Generally, around this time of year, schools are adding recruits to their classes, and finalizing their groups, not losing recruits to decommitment. Apparently, TCU didn’t get the memo, as for the second time in the past week, the Horned Frogs lost a commitment, this time from Louisiana defensive back Eddie Smith. The Horned Frogs will need to scramble to find a replacement, and with the early signing period so close, Gary Patterson and his staff will have to move quickly.
THE SMITH FILE
With the loss of Smith, TCU is now down to 19 commitments in the 2018 class, and while they still have four defensive backs committed, in safeties Antanza Vongor and Hidari Ceasar and cornerbacks Trevon Moehrig-Woodard and Derius Davis, defensive coordinator Chad Glasgow would greatly prefer to add at least one more cornerback to replace Smith. In the 4-2-5 that TCU runs, defensive backs are absolutely crucial, and with a number of current Horned Frogs set to graduate, they have a pretty large need for freshmen.

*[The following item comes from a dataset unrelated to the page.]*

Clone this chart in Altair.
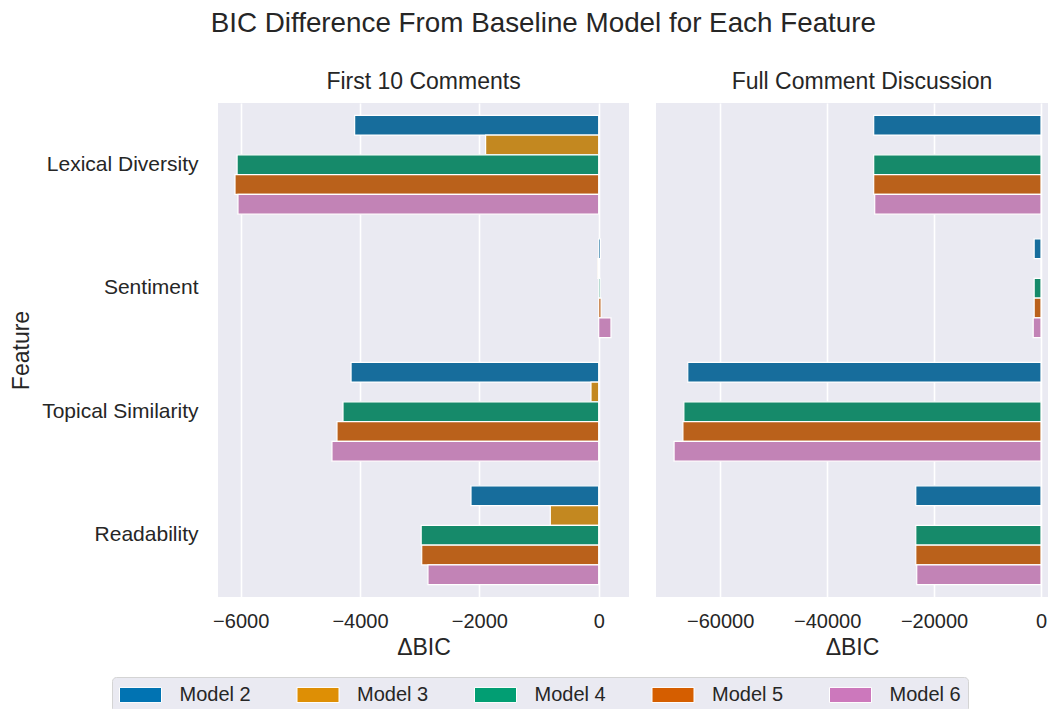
import altair as alt
import pandas as pd

features = ["Lexical Diversity", "Sentiment", "Topical Similarity", "Readability"]
models = ["Model 2", "Model 3", "Model 4", "Model 5", "Model 6"]

# First 10 Comments (values per model, order = models)
first10_lexical = [-4090, -1895, -6060, -6095, -6045]
first10_sentiment = [30, -15, 25, 40, 206]
first10_topical = [-4150, -129, -4285, -4386, -4470]
first10_readability = [-2140, -811, -2975, -2966, -2861]

# Full Comment Discussion
full_lexical = [-31290, 0, -31290, -31290, -31100]
full_sentiment = [-1280, 0, -1280, -1280, -1460]
full_topical = [-66060, 0, -66790, -66970, -68620]
full_readability = [-23420, 0, -23420, -23420, -23240]

left_ticks = [-6000, -4000, -2000, 0]
right_ticks = [-60000, -40000, -20000, 0]

legend_colors = ["#0173b2", "#de8f05", "#029e73", "#d55e00", "#cc78bc"]
bar_colors = ["#176d9c", "#c38820", "#168a6a", "#ba611b", "#c283b6"]

TEXT = "#262626"
FONT = "Liberation Sans"


def build_df(rows):
    recs = []
    for feat, vals in zip(features, rows):
        for m, v in zip(models, vals):
            recs.append({"feature": feat, "model": m, "value": v})
    return pd.DataFrame(recs)


df_first = build_df([first10_lexical, first10_sentiment, first10_topical, first10_readability])
df_full = build_df([full_lexical, full_sentiment, full_topical, full_readability])


def panel(df, domain, ticks, width, title, title_dx, show_y, with_legend):
    x = alt.X(
        "value:Q",
        scale=alt.Scale(domain=domain, nice=False),
        axis=alt.Axis(
            values=ticks, format="d", title="ΔBIC", grid=True, gridColor="white",
            gridWidth=1.6, ticks=False, domain=False, labelFontSize=20,
            labelPadding=14, titleFontSize=23, titlePadding=5,
            labelColor=TEXT, titleColor=TEXT, titleFontWeight="normal",
        ),
    )
    if show_y:
        yaxis = alt.Axis(
            title="Feature", labelFontSize=21, titleFontSize=23, ticks=False,
            domain=False, grid=False, labelPadding=20, titlePadding=8,
            labelColor=TEXT, titleColor=TEXT, titleFontWeight="normal",
        )
    else:
        yaxis = None
    y = alt.Y(
        "feature:N", sort=features,
        scale=alt.Scale(paddingInner=0.2, paddingOuter=0.1),
        axis=yaxis,
    )
    yoff = alt.YOffset("model:N", sort=models, scale=alt.Scale(paddingInner=0, paddingOuter=0))
    bars = alt.Chart(df).mark_bar(stroke="white", strokeWidth=1.2).encode(
        x=x,
        x2=alt.datum(0),
        y=y,
        yOffset=yoff,
        fill=alt.Fill("model:N", scale=alt.Scale(domain=models, range=bar_colors), legend=None),
    )
    layers = [bars]
    if with_legend:
        leg = alt.Chart(df).mark_point(filled=True, opacity=0, shape="square").encode(
            x=alt.X("value:Q"),
            y=alt.Y("feature:N", sort=features),
            color=alt.Color(
                "model:N",
                scale=alt.Scale(domain=models, range=legend_colors),
                legend=alt.Legend(
                    title=None, orient="none", legendX=-106, legendY=574,
                    direction="horizontal", columns=5,
                    symbolType="M-2,-0.72L2,-0.72L2,0.72L-2,0.72Z", symbolSize=441,
                    symbolOffset=10.5,
                    symbolStrokeColor="white", symbolStrokeWidth=1, symbolOpacity=1,
                    labelFontSize=20, labelOffset=28, columnPadding=43.5, padding=7,
                    fillColor="#eaeaf2", strokeColor="#d4d4d4", cornerRadius=4,
                    labelColor=TEXT, labelFont=FONT, labelLimit=200,
                ),
            ),
        )
        layers.append(leg)
    return alt.layer(*layers).properties(
        width=width, height=494,
        title=alt.TitleParams(title, fontSize=23, fontWeight="normal", frame="group",
                              anchor="middle", offset=9, dx=title_dx, color=TEXT, font=FONT),
    )


left = panel(df_first, [-6380, 508], left_ticks, 411, "First 10 Comments", 0, True, True)
right = panel(df_full, [-72000, 1309], right_ticks, 392, "Full Comment Discussion", 10, False, False)

chart = alt.hconcat(left, right, spacing=27, bounds="flush").properties(
    title=alt.TitleParams(
        "BIC Difference From Baseline Model for Each Feature",
        fontSize=27.8, fontWeight="normal", anchor="middle", color=TEXT, font=FONT,
        offset=33, dx=14,
    )
).resolve_legend(color="independent").configure(
    font=FONT, padding={"left": 2, "top": 2, "right": 0, "bottom": 0}
).configure_view(fill="#eaeaf2", stroke=None)

chart.save("out.html", embed_options={"renderer": "svg", "actions": False})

Despite the desire for a replacement, it’s not looking super likely that TCU will be able to find one. The only defensive backs left on TCU’s board are Derek Turner and Aaron Brule, though the former is far more likely to join the class than the latter is.
This decommitment is a combination of decreasing interest in TCU, and recent interest that Smith has picked up from Tennessee and Missouri. He visited Missouri recently, and will visit Tennessee in January. It’s no surprise that he wants to stay in SEC country, and while it’s a big loss for TCU, you can’t fault a young man for wanting to stay in his home conference. I’ve been told that Ole Miss and Mississippi State may get involved in this as well, though they aren’t real contenders at this point.
I had this to say about his on the field skill back in June:
On the field, Smith is an absolute freak of an athlete. he runs a 4.42 40 time at 6-foot, and has extremely impressive leaping ability and hands, because he also plays wide receiver for his high school team. In terms of pure cornerback skill, Smith is raw, but has a nose for the ball, and is a surprisingly willing tackler. He’s not going to consistently blow up running plays, but he’s very good at making stops in the second level, especially for his size. His best quality as a corner is his range, and ability to track the ball. If he works on his usage of his hands, and learns some more advanced coverage techniques, he could be a star at TCU. His ceiling comparison is TJ Carrie.